**Supplied entries**
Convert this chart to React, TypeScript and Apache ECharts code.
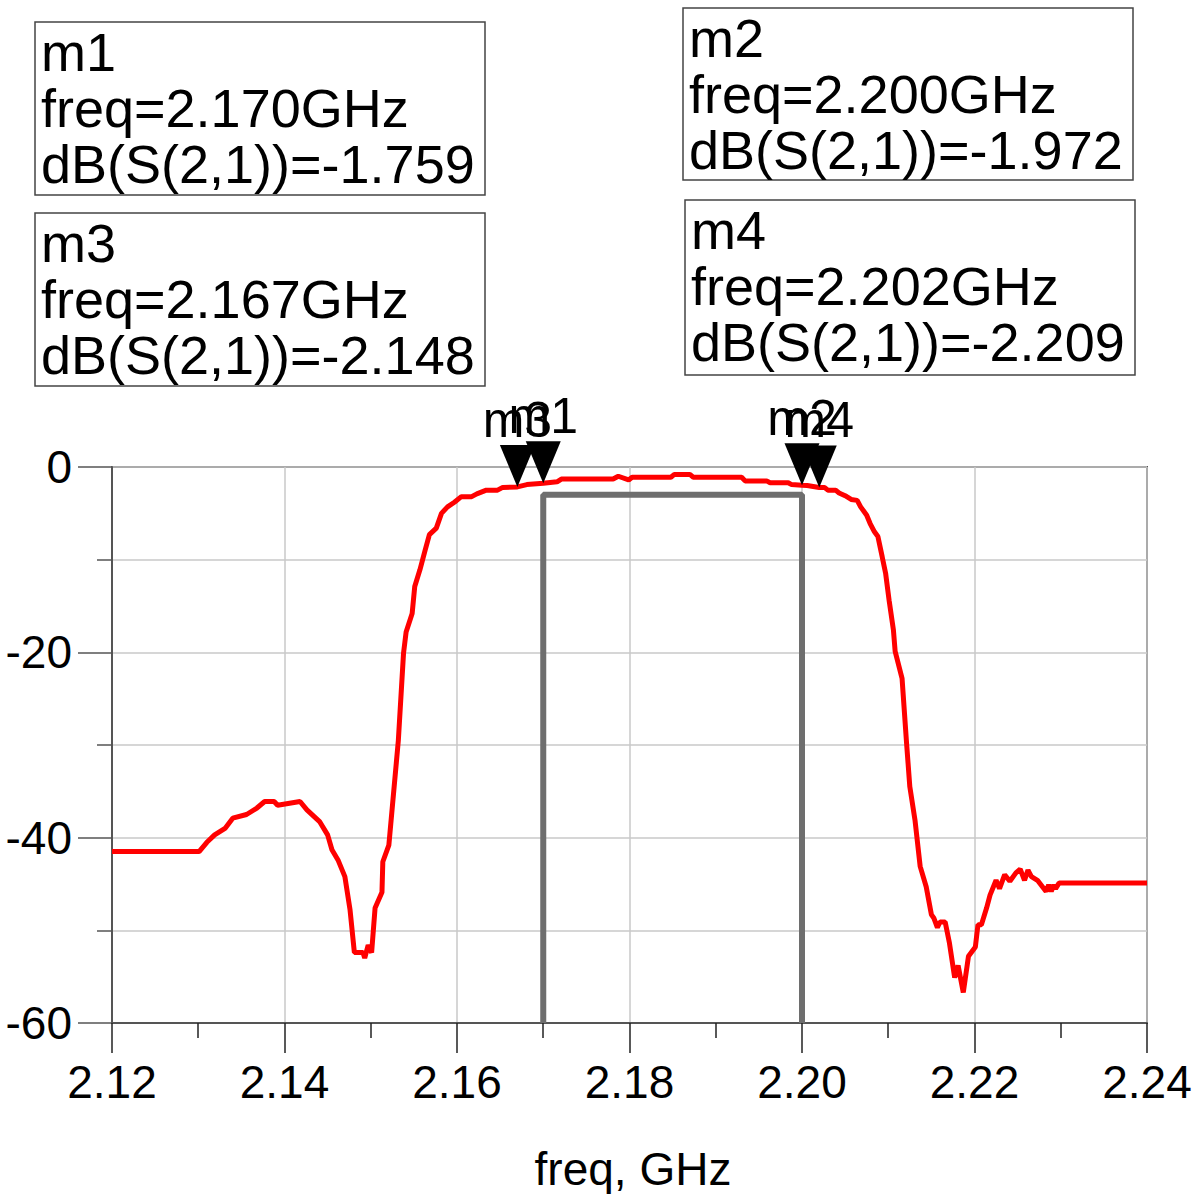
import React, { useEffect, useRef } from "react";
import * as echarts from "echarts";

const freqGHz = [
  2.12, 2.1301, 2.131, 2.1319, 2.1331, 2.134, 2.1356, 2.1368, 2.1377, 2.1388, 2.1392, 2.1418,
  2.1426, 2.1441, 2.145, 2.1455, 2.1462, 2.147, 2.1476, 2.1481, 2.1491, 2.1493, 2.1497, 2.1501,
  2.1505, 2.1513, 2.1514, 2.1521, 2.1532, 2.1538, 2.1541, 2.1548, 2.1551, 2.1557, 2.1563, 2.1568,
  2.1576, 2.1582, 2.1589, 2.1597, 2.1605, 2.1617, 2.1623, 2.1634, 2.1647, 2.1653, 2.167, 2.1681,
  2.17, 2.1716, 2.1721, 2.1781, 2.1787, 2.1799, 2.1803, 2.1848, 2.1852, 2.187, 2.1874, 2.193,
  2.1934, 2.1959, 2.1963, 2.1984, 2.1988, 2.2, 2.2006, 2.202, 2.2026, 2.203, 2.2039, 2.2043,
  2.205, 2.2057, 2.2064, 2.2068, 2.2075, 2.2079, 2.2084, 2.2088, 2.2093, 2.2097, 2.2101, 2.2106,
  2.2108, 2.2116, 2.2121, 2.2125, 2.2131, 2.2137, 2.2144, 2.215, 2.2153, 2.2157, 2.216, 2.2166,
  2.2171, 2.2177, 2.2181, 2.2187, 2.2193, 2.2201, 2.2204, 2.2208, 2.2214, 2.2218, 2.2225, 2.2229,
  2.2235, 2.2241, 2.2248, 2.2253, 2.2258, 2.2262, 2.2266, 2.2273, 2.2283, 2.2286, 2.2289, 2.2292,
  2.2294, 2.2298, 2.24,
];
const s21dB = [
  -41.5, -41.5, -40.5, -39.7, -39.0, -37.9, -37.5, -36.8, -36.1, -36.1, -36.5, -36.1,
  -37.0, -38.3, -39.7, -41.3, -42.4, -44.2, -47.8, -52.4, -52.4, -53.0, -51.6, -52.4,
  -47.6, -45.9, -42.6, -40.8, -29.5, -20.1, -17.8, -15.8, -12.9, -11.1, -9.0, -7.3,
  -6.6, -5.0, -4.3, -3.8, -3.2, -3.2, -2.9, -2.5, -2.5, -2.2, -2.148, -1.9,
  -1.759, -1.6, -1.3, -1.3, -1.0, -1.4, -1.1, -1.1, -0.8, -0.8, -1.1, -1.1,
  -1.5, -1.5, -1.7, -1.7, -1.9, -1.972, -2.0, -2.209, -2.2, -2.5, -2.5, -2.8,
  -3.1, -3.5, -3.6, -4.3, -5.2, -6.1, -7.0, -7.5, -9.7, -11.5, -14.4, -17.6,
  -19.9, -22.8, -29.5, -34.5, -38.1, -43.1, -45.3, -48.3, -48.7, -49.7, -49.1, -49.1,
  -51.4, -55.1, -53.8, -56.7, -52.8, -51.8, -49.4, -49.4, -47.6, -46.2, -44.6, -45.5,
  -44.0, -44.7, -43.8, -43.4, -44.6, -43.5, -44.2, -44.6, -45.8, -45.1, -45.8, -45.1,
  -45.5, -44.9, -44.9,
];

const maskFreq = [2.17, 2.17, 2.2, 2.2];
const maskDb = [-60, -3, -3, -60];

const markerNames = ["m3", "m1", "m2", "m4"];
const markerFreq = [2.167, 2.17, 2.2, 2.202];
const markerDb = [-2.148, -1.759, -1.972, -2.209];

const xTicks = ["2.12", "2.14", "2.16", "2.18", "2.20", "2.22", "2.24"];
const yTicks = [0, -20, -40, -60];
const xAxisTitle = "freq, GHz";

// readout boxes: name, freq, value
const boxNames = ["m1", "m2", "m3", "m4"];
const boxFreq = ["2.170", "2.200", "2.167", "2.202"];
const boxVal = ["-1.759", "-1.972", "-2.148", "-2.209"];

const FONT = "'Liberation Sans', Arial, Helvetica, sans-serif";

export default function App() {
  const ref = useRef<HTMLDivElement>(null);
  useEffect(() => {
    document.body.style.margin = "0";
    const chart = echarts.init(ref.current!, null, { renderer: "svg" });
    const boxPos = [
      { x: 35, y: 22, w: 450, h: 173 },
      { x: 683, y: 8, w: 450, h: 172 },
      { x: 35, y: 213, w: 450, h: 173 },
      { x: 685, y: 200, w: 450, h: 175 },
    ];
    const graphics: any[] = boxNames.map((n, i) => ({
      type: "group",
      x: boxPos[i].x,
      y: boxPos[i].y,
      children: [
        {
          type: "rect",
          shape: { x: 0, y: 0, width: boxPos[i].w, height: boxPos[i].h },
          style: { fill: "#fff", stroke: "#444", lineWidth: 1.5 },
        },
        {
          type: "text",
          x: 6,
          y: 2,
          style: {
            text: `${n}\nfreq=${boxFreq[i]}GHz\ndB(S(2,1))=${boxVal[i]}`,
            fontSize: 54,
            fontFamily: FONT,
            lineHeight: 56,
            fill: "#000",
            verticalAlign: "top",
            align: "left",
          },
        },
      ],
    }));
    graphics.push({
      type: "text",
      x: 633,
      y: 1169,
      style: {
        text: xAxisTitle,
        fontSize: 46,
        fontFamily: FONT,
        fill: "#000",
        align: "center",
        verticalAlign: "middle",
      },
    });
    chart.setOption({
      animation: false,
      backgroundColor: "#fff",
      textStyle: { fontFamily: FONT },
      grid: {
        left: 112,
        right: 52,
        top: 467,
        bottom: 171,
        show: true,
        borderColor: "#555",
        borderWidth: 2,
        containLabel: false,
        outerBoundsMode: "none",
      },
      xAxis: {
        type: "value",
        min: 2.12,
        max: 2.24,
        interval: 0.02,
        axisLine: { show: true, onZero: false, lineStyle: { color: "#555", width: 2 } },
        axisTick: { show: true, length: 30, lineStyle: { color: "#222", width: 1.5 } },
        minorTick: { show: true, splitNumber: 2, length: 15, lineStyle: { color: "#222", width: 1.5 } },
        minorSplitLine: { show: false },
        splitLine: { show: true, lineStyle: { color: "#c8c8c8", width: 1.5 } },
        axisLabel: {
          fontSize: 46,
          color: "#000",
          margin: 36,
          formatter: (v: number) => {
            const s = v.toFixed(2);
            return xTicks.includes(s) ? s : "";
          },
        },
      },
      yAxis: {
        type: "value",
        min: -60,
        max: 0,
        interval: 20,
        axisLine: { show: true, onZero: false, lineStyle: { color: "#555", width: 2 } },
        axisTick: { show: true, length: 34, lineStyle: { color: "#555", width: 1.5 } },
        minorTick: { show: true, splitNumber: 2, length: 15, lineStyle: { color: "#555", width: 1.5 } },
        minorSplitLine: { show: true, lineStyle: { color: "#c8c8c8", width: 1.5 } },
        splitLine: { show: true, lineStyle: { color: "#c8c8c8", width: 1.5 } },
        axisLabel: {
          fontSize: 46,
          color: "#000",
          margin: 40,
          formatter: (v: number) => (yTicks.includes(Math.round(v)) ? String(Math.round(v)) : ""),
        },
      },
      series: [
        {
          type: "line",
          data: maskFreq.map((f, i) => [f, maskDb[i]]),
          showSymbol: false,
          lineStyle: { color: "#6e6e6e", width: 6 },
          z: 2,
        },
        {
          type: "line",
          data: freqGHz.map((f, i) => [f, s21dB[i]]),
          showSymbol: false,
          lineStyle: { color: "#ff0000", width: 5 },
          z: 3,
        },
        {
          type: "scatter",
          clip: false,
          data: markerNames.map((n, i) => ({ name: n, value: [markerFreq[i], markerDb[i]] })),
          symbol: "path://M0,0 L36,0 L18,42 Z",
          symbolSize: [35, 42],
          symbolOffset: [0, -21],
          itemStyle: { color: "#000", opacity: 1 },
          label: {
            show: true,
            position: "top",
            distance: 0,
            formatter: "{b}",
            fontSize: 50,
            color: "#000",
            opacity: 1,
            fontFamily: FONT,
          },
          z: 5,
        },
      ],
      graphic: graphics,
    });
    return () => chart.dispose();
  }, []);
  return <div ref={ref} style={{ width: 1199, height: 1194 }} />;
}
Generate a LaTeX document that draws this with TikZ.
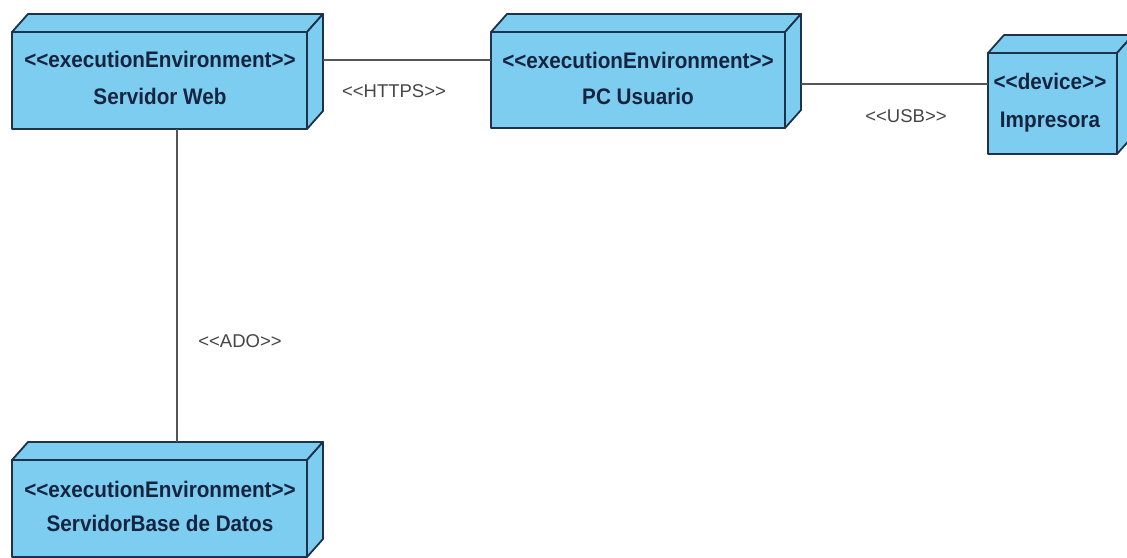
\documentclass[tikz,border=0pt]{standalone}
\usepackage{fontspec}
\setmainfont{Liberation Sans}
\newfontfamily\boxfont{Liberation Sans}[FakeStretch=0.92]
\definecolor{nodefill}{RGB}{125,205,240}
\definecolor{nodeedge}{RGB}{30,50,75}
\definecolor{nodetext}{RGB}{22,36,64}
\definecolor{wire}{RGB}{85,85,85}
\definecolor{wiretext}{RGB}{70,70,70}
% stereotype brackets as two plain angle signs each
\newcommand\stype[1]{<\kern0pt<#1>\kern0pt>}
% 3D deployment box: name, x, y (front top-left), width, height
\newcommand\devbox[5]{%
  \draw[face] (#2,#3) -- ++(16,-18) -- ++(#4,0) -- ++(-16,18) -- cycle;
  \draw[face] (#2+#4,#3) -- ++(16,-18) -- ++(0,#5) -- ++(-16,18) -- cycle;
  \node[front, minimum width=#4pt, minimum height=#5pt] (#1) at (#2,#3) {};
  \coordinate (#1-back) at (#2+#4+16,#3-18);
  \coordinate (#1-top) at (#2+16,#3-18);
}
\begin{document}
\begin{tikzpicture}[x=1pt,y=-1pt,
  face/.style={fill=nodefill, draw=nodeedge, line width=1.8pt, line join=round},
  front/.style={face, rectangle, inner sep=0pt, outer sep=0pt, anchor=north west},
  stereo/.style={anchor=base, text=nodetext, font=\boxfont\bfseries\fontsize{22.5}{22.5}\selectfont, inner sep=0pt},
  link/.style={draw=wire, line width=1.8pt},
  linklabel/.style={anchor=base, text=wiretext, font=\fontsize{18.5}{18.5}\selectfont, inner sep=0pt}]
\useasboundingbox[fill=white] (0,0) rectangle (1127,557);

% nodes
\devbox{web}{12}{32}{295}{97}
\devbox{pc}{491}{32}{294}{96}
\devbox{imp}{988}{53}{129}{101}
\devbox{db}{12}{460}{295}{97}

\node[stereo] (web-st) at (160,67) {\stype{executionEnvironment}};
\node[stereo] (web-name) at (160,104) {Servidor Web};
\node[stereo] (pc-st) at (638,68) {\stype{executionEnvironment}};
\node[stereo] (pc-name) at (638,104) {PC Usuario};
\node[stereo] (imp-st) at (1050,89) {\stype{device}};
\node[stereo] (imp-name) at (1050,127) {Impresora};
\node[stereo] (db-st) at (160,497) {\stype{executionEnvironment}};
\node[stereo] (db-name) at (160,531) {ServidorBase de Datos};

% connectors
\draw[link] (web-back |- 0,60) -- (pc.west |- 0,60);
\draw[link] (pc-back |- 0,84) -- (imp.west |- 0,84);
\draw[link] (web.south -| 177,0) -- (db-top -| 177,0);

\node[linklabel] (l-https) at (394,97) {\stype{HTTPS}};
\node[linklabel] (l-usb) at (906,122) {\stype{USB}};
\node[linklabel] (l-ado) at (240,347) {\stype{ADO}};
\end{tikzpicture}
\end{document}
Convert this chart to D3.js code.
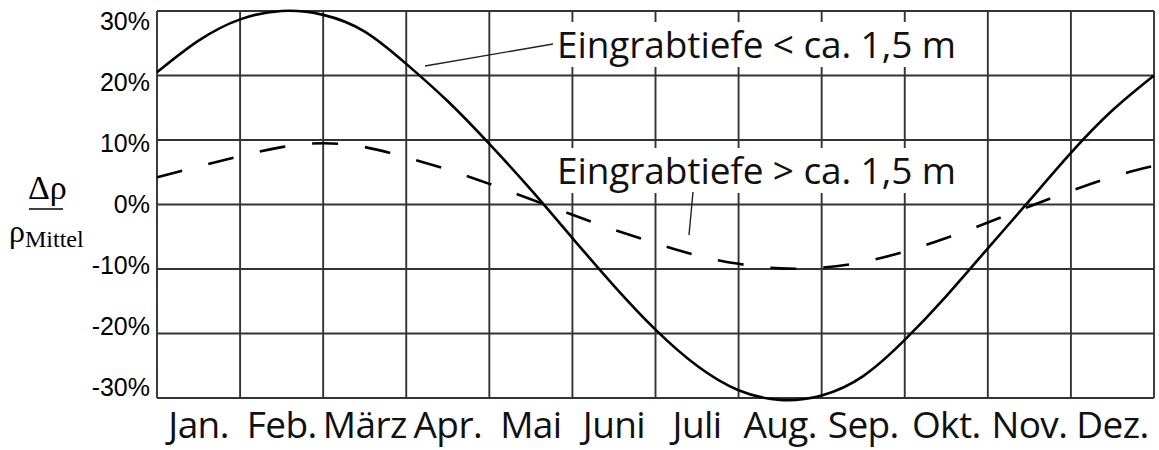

**To be done**
Without the pictures, copy the entries from their first line through the line containing "import * as", and only those lines.

**Complete response**
Convert this chart to React, TypeScript and Apache ECharts code.
import React, { useEffect, useRef } from "react";
import * as echarts from "echarts";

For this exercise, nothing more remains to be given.